12.2 In the event of justified and timely notice of defects, the Customer shall be entitled to improvement or replacement of the delivery/service by the Agency. The Agency shall remedy the defects within a reasonable period of time, whereby the Customer shall enable the Agency to take all measures necessary to examine and remedy the defects. The Agency shall be entitled to refuse to improve the performance if this is impossible or involves a disproportionately high effort for the Agency. In this case, the customer is entitled to the statutory rights of conversion or reduction. In the case of improvement, it is the responsibility of the client to carry out the transfer of the defective (physical) item at his expense.

12.3 It shall also be incumbent on the Client to carry out the review of the performance with regard to its legal admissibility, in particular under competition, trademark, copyright and administrative law. The Agency shall only be obliged to perform a rough check of legal admissibility.
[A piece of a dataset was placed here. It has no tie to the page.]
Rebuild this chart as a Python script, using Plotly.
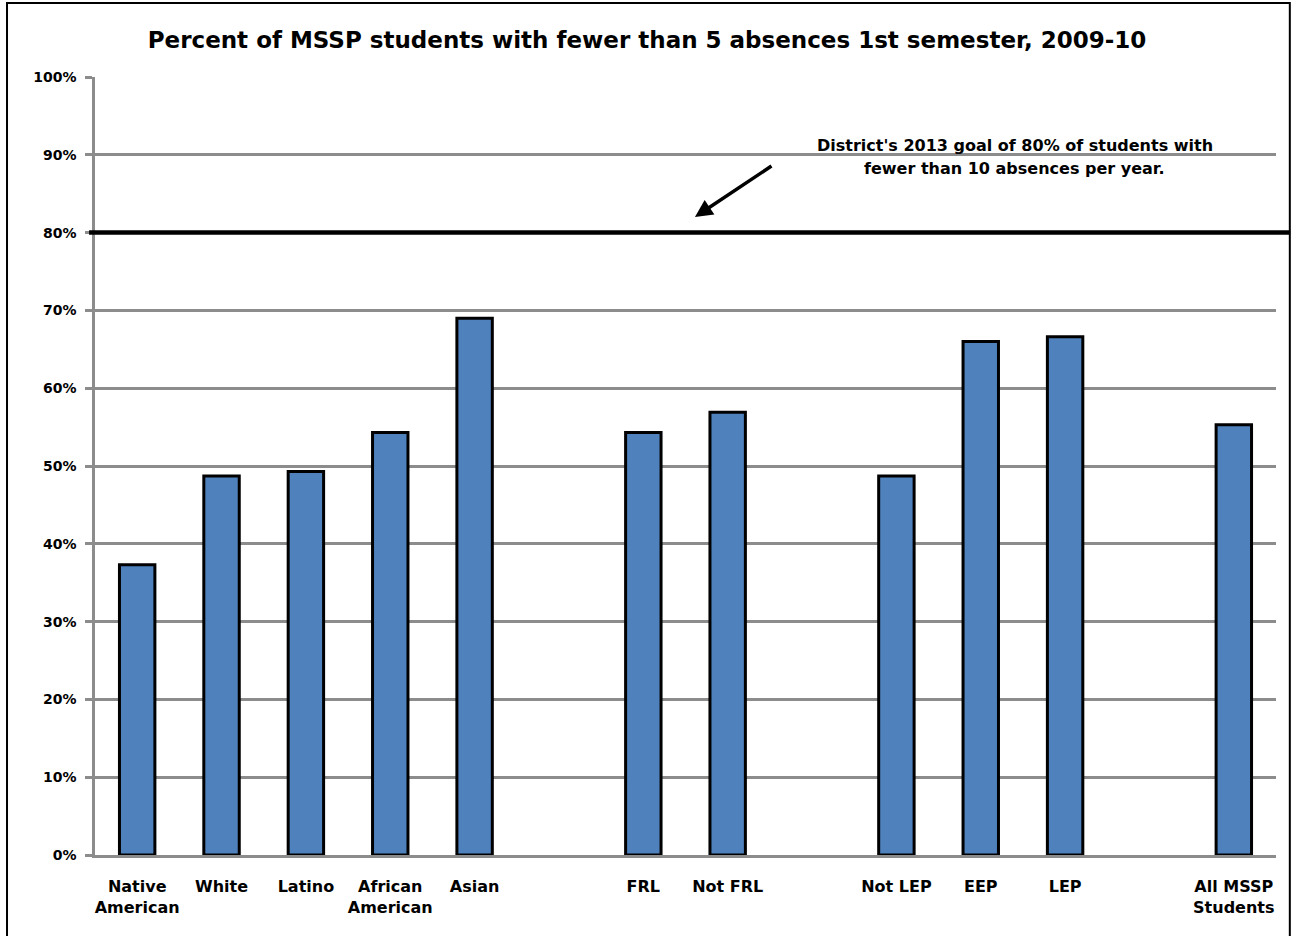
import plotly.graph_objects as go

# Student groups, with blank spacer slots separating the three groupings
categories = ["Native<br>American", "White", "Latino", "African<br>American", "Asian",
              " ", "FRL", "Not FRL", "  ", "Not LEP", "EEP", "LEP", "   ", "All MSSP<br>Students"]
pct_few_absences = [37.3, 48.7, 49.3, 54.3, 69.0,
                    None, 54.3, 56.9, None, 48.7, 66.0, 66.6, None, 55.3]

goal_pct = 80
y_ticks = list(range(0, 101, 10))
y_labels = [f"{v}%" for v in y_ticks]
note_lines = ["District's 2013 goal of 80% of students with",
              "fewer than 10 absences per year."]

FONT = "DejaVu Sans"
GRID = "#8c8c8c"

fig = go.Figure()
fig.add_trace(go.Bar(
    x=categories,
    y=pct_few_absences,
    marker=dict(color="#4F81BD", line=dict(color="black", width=3)),
    width=0.42,
    showlegend=False,
    hoverinfo="x+y",
))

# District goal line
fig.add_shape(type="line", xref="paper", yref="y",
              x0=-0.005, x1=1.012, y0=goal_pct, y1=goal_pct,
              line=dict(color="black", width=4.5), layer="above")

# Outer frame
fig.add_shape(type="rect", xref="paper", yref="paper",
              x0=-0.0745, x1=1.0117, y0=-0.12, y1=1.095,
              line=dict(color="black", width=2), layer="above")

# Goal note, one annotation per line
for i, line in enumerate(note_lines):
    fig.add_annotation(
        text=line, xref="paper", yref="paper",
        x=0.779, y=(855 - 145 - 23 * i) / 778,
        showarrow=False, xanchor="center", yanchor="middle",
        font=dict(family=FONT, size=16, color="black", weight="bold"),
    )
fig.add_annotation(
    x=0.508, y=82.0, xref="paper", yref="y", text="",
    showarrow=True, ax=78, ay=-52, arrowhead=2, arrowsize=1.0,
    arrowwidth=3.5, arrowcolor="black",
)

fig.update_layout(
    width=1294, height=936,
    margin=dict(l=95, r=18, t=77, b=81),
    paper_bgcolor="white", plot_bgcolor="white",
    title=dict(text="Percent of MSSP students with fewer than 5 absences 1st semester, 2009-10",
               x=0.5, xanchor="center", y=0.957, yanchor="middle",
               font=dict(family=FONT, size=23, color="black", weight="bold")),
    bargap=0.58,
    font=dict(family=FONT, size=15, color="black"),
)

fig.update_yaxes(
    range=[0, 100], tickvals=y_ticks, ticktext=y_labels,
    showgrid=True, gridcolor=GRID, gridwidth=2.5,
    showline=True, linecolor=GRID, linewidth=2.5,
    ticks="outside", ticklen=7, tickcolor=GRID, tickwidth=2.5,
    ticklabelstandoff=6,
    tickfont=dict(family=FONT, size=14, color="black", weight="bold"),
    zeroline=False, fixedrange=True,
)
fig.update_xaxes(
    categoryorder="array", categoryarray=categories,
    showline=True, linecolor=GRID, linewidth=2.5,
    ticks="", ticklabelstandoff=15,
    tickfont=dict(family=FONT, size=16, color="black", weight="bold"),
    fixedrange=True,
)

fig.write_html("out.html")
The Agency shall not be liable for the legal admissibility of content in the event of slight negligence or after fulfilling any duty to warn the Client, if such content has been specified or approved by the Client.

12.4 The warranty period shall be six months from delivery/service. The customer shall not be entitled to withhold payments due to defects. The presumption provision of § 924 AGBG is excluded.

  1. Liability and product liability

13.1 In cases of slight negligence, liability of the Agency and those of its employees, contractors or other vicarious agents ("people") for property damage or financial loss of the Customer shall be excluded, irrespective of whether direct or indirect damage, loss of profit or consequential damage, damage due to delay, impossibility, positive breach of contract, culpa in contrahendo, defective or incomplete performance is involved. The existence of gross negligence has to be proven by the injured party. As far as the liability of the agency is excluded or limited, this also applies to the personal liability of its "people".

13.2 Any liability of the Agency for claims made against the Customer on the basis of the service provided by the Agency (e.g. advertising measure) shall be expressly excluded if the Agency has fulfilled its duty to inform or if such a duty was not recognizable to it, whereby slight negligence shall not harm. In particular, the Agency shall not be liable for legal costs, the Customer's own attorney's fees or costs of judgment publications as well as for any claims for damages or other claims of third parties; the Customer shall indemnify and hold the Agency harmless in this respect.

13.3 Claims for damages by the Customer shall expire six months after knowledge of the damage; in any case, however, after three years after the Agency's infringement. The amount of claims for damages shall be limited to the net order value.

  1. Applicable law

The contract and all mutual rights and obligations derived therefrom as well as claims between the Agency and the Customer shall be governed by Austrian substantive law, excluding its conflict of law rules and excluding the UN Convention on Contracts for the International Sale of Goods.

  1. Place of performance and jurisdiction

15.1 The place of performance shall be the registered office of the Agency. In case of shipment, the risk shall pass to the Customer as soon as the Agency has handed over the goods to the carrier chosen by it.

15.2 The place of jurisdiction for all legal disputes arising between the Agency and the Customer in connection with this contractual relationship shall be the court having subject-matter jurisdiction for the registered office of the Agency. Notwithstanding the foregoing, the Agency shall be entitled to sue the Customer at its general place of jurisdiction.

15.3 Insofar as in this Agreement terms referring to natural persons are only stated in the masculine form, they shall refer to women and men in the same way. When applying the designation to specific natural persons, the respective gender-specific form shall be used.